• [TASK DESCRIPTION] Copy the records below exactly, starting at the line that contains "Write the TikZ code for this diagram." and ending at the line that contains "(0,0) rectangle (377,731);"; leave out any pictures.

• [MATERIALS PROVIDED]
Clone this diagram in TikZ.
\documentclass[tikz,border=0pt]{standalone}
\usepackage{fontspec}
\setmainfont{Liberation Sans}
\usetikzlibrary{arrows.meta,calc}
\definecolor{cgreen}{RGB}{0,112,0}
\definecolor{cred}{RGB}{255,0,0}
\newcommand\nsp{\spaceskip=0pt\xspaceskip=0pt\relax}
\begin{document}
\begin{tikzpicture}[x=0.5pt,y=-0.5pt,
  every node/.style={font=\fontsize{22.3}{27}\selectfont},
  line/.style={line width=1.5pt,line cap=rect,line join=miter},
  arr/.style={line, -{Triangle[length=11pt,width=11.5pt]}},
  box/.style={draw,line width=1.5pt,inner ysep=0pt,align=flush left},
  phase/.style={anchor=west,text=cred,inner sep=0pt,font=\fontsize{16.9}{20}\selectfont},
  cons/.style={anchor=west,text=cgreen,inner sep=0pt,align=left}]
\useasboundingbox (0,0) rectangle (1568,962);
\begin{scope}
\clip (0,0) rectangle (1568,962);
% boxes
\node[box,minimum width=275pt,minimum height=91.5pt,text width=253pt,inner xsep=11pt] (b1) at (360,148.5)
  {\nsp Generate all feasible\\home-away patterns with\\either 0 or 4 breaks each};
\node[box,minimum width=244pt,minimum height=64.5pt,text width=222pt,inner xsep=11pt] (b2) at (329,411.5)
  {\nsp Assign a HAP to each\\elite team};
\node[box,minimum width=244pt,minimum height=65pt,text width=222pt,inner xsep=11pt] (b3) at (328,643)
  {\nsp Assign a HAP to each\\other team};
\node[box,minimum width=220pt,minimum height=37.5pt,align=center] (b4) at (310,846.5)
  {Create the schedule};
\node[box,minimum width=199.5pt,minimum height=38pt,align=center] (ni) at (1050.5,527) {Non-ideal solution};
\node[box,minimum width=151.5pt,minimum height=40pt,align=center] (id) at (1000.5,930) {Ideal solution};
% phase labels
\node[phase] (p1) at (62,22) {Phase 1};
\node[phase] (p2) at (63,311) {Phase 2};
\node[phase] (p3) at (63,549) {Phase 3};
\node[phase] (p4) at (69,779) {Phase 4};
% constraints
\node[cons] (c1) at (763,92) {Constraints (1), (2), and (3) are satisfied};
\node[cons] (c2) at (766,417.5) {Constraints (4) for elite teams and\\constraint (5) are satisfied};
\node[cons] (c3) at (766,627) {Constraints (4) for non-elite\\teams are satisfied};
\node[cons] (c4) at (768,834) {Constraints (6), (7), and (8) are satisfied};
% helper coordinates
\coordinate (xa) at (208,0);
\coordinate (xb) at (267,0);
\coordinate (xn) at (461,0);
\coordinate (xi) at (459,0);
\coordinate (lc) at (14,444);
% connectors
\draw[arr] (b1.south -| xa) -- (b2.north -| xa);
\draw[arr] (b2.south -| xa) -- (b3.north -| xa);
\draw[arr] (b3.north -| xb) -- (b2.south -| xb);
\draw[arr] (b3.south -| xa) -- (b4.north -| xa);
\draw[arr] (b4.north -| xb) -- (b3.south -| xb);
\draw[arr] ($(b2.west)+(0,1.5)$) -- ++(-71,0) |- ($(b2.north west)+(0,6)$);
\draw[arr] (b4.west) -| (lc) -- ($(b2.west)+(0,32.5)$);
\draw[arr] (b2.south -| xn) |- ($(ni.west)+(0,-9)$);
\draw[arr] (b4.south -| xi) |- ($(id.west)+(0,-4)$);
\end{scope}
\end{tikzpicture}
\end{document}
...
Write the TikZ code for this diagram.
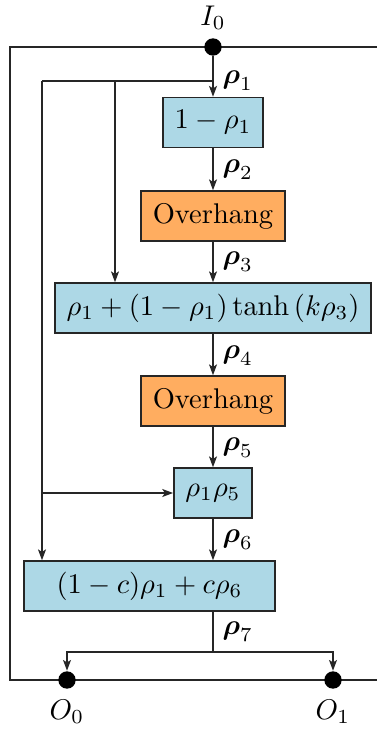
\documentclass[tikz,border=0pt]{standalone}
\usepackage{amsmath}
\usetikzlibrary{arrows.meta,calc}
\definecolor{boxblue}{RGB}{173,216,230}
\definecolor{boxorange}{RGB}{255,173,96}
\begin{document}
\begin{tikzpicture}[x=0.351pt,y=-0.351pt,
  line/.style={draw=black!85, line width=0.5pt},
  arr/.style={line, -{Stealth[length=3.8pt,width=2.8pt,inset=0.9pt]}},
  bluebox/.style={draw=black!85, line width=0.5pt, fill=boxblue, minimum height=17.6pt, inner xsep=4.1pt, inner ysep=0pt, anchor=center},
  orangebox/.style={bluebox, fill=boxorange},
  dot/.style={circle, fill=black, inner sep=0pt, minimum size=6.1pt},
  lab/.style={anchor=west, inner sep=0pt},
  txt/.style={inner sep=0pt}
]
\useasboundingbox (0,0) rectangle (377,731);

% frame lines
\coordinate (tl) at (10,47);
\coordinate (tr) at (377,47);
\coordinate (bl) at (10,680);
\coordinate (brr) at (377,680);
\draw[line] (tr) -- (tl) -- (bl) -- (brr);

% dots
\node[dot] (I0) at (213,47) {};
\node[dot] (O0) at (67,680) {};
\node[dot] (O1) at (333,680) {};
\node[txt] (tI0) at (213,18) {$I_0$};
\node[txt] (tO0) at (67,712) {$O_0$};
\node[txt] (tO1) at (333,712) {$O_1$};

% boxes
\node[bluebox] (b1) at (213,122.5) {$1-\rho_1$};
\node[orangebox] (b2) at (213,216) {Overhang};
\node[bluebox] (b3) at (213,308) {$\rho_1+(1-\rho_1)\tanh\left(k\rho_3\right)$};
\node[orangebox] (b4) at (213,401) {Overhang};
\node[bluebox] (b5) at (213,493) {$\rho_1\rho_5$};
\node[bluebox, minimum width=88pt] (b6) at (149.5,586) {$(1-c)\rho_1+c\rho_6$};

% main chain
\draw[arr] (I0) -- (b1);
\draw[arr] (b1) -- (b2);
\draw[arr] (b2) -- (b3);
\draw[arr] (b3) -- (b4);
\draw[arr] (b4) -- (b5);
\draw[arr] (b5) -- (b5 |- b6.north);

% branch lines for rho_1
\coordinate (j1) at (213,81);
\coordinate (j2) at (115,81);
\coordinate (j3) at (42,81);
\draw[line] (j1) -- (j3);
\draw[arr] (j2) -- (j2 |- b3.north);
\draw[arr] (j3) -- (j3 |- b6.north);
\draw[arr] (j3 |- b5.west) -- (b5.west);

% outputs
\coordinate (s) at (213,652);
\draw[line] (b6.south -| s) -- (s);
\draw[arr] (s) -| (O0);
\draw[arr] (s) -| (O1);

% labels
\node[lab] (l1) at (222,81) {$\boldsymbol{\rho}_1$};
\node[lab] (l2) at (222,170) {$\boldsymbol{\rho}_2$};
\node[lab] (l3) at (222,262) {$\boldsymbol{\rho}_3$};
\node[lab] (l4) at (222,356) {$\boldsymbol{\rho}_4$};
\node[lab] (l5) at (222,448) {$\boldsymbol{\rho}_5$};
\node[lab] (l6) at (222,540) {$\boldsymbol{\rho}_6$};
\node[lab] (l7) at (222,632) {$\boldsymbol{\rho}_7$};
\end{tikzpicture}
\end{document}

• [WRITTEN ANSWER]
Write the TikZ code for this diagram.
\documentclass[tikz,border=0pt]{standalone}
\usepackage{amsmath}
\usetikzlibrary{arrows.meta,calc}
\definecolor{boxblue}{RGB}{173,216,230}
\definecolor{boxorange}{RGB}{255,173,96}
\begin{document}
\begin{tikzpicture}[x=0.351pt,y=-0.351pt,
  line/.style={draw=black!85, line width=0.5pt},
  arr/.style={line, -{Stealth[length=3.8pt,width=2.8pt,inset=0.9pt]}},
  bluebox/.style={draw=black!85, line width=0.5pt, fill=boxblue, minimum height=17.6pt, inner xsep=4.1pt, inner ysep=0pt, anchor=center},
  orangebox/.style={bluebox, fill=boxorange},
  dot/.style={circle, fill=black, inner sep=0pt, minimum size=6.1pt},
  lab/.style={anchor=west, inner sep=0pt},
  txt/.style={inner sep=0pt}
]
\useasboundingbox (0,0) rectangle (377,731);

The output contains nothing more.